In general, primary and back-up lines cooperate to define redundant paths to an example subscriber location 105. As shown in FIG. 1, a first subscriber distribution fiber SD1 is routed along a first path P1 from the FDH 120 to an example wall plate 150 at an example subscriber location 105. A second subscriber distribution fiber SD2 is routed along a second path P2 from the FDH 120 to the example wall plate 150 at the subscriber location 105. In the passive optical network 100, the primary optical path P1 and the back-up path P2 each use a dedicated port 152, 154 on the wall plate 150.

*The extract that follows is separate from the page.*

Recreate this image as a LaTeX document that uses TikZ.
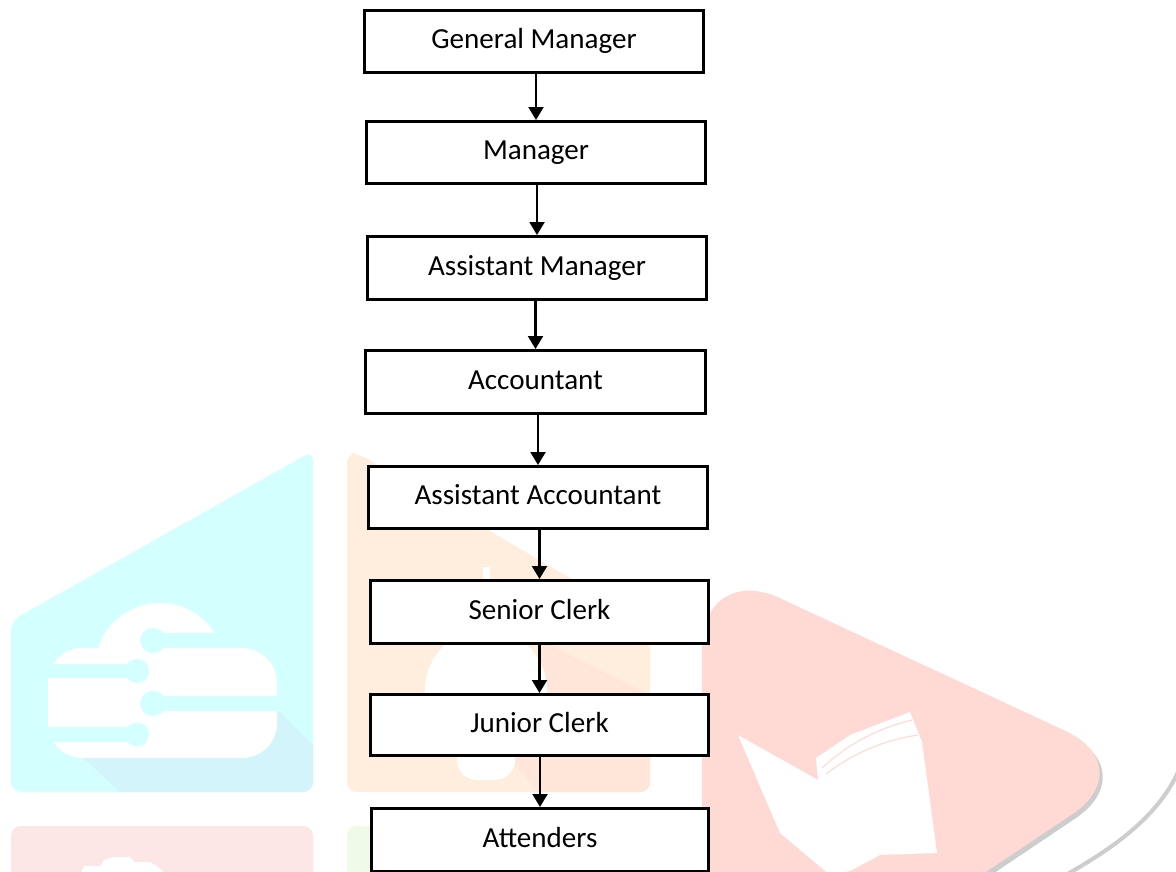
\documentclass[tikz,border=0pt]{standalone}
\usepackage{fontspec}
\setmainfont{Carlito}
\usetikzlibrary{arrows.meta}
\definecolor{wmcyan}{HTML}{D4FFFF}
\definecolor{wmcyansh}{HTML}{D3F4FB}
\definecolor{wmorange}{HTML}{FFEEDD}
\definecolor{wmorangesh}{HTML}{FFE6D8}
\definecolor{wmred}{HTML}{FFD9D3}
\definecolor{wmpink}{HTML}{FDE6E6}
\definecolor{wmgreen}{HTML}{EFFBE7}
\definecolor{wmgrey}{HTML}{CDCDCD}
\begin{document}
\begin{tikzpicture}[x=0.75pt,y=-0.75pt,
  box/.style={draw=black,line width=2.25pt,fill=white,inner sep=0pt,
    font=\fontsize{21.8pt}{26pt}\selectfont,text height=16.4pt,text depth=5.4pt},
  arr/.style={line width=1.6pt,-{Triangle[width=11.25pt,length=9.75pt]}}]
\useasboundingbox (0,0) rectangle (1176,871);
\clip (0,0) rectangle (1176,871);
\fill[white] (0,0) rectangle (1176,871);

% --- watermark: cyan cloud tile
\fill[wmcyan, rounded corners=7.5pt] (313,451) -- (313,792) -- (11,792) -- (11,621) -- cycle;
\begin{scope}
  \clip[rounded corners=7.5pt] (313,451) -- (313,792) -- (11,792) -- (11,621) -- cycle;
  \fill[wmcyansh] (80,755) -- (120,792) -- (320,792) -- (320,752) -- (277,709) -- (250,745) -- cycle;
\end{scope}
\fill[white, rounded corners=26pt] (48,648) rectangle (277,758);
\fill[white] (160,668) circle[radius=48.75pt];
\fill[wmcyan] (153,633) rectangle (232,648);
\fill[wmcyan] (153,640.5) circle[radius=9.5pt];
\fill[wmcyan] (40,664) rectangle (137,678);
\fill[wmcyan] (137,671) circle[radius=9pt];
\fill[wmcyan] (153,696) rectangle (285,711);
\fill[wmcyan] (153,703.5) circle[radius=9.5pt];
\fill[wmcyan] (40,727) rectangle (137,742);
\fill[wmcyan] (137,734.5) circle[radius=9pt];

% --- watermark: orange bulb tile
\fill[wmorange, rounded corners=7.5pt] (347,453) -- (357,453) -- (650,625) -- (650,792) -- (347,792) -- cycle;
\begin{scope}
  \clip[rounded corners=7.5pt] (347,453) -- (357,453) -- (650,625) -- (650,792) -- (347,792) -- cycle;
  \fill[wmorangesh] (540,640) -- (660,700) -- (660,800) -- (545,800) -- (515,765) -- cycle;
\end{scope}
\fill[white] (486,690) circle[radius=45.75pt];
\fill[white, rounded corners=15pt] (457,740) rectangle (515,780);
\fill[white] (483,567) rectangle (490,582);

% --- watermark: red book tile
\fill[wmgrey, rounded corners=64pt] (705,566) -- (1146,771) -- (872,955) -- (705,955) -- cycle;
\fill[wmred, rounded corners=64pt] (702,562) -- (1143,767) -- (869,950) -- (702,950) -- cycle;
\draw[wmgrey, line width=3pt] (1182,762) .. controls (1165,810) and (1120,845) .. (1062,877);
\fill[white] (738,735) -- (818,780) -- (816,758) -- (850,735) -- (910,712) -- (922,742)
  -- (937,853) -- (880,855) -- (850,871) -- (830,875) -- (780,833) -- cycle;
\draw[wmred, line width=0.8pt] (822,768) .. controls (850,742) and (880,728) .. (912,720);
\draw[wmred, line width=0.8pt] (826,774) .. controls (855,752) and (885,740) .. (918,735);

% --- watermark: lower tiles
\fill[wmpink, rounded corners=7.5pt] (11,826) rectangle (313,900);
\fill[white] (80,875) -- (84,866) -- (100,866) -- (104,860) -- (113,857) -- (130,857)
  -- (134,862) -- (150,862) -- (157,866) -- (167,875) -- cycle;
\fill[wmgreen, rounded corners=7.5pt] (347,826) rectangle (650,900);

% --- chart
\node[box, minimum width=254.25pt, minimum height=46.5pt]  (gm) at (534,41.5)   {General Manager};
\node[box, minimum width=254.25pt, minimum height=46.5pt]  (mg) at (536,152.5)  {Manager};
\node[box, minimum width=254.25pt, minimum height=47.25pt] (am) at (537,268)    {Assistant Manager};
\node[box, minimum width=255pt,    minimum height=47.25pt] (ac) at (535.5,382)  {Accountant};
\node[box, minimum width=254.25pt, minimum height=46.5pt]  (aa) at (538,497.5)  {Assistant Accountant};
\node[box, minimum width=253.5pt,  minimum height=47.25pt] (sc) at (539.5,612)  {Senior Clerk};
\node[box, minimum width=253.5pt,  minimum height=45.75pt] (jc) at (539.5,725)  {Junior Clerk};
\node[box, minimum width=252.75pt, minimum height=47.25pt] (at) at (540,840)    {Attenders};

\draw[arr] (mg.north |- gm.south) -- (mg.north);
\draw[arr] (am.north |- mg.south) -- (am.north);
\draw[arr] (ac.north |- am.south) -- (ac.north);
\draw[arr] (aa.north |- ac.south) -- (aa.north);
\draw[arr] (sc.north |- aa.south) -- (sc.north);
\draw[arr] (jc.north |- sc.south) -- (jc.north);
\draw[arr] (at.north |- jc.south) -- (at.north);
\end{tikzpicture}
\end{document}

A near end electronic device 140 connects to the primary port 152 using an optical patch cord PC to receive the optical signals carried over the first subscriber distribution line SD2. The near end electronic device 140 may include a media converter 145 that converts the optical signals to electrical signals. For example, the converter 145 may output the electrical signals (e.g., along four twisted pair wires 148) to electrical contacts (e.g., spring contacts of an RJ-jack). When a failure occurs, the optical patch cord PC connecting the wall plate 150 to the near end electronic device 140 has to be switched manually from the primary port 152 to the back-up port 154 to allow the electronic device 140 to receive optical signals from the second subscriber distribution line SD1.
Such manual switching increases the downtime when a failure occurs. Further, such manual switching may introduce dirt or other contaminants into the optical path, which also may increase downtime to clean and verify the path. Also, such manual switching can cause delays associated with negotiation between electronic components of the system. In view of the above, other types of redundancy systems are desirable.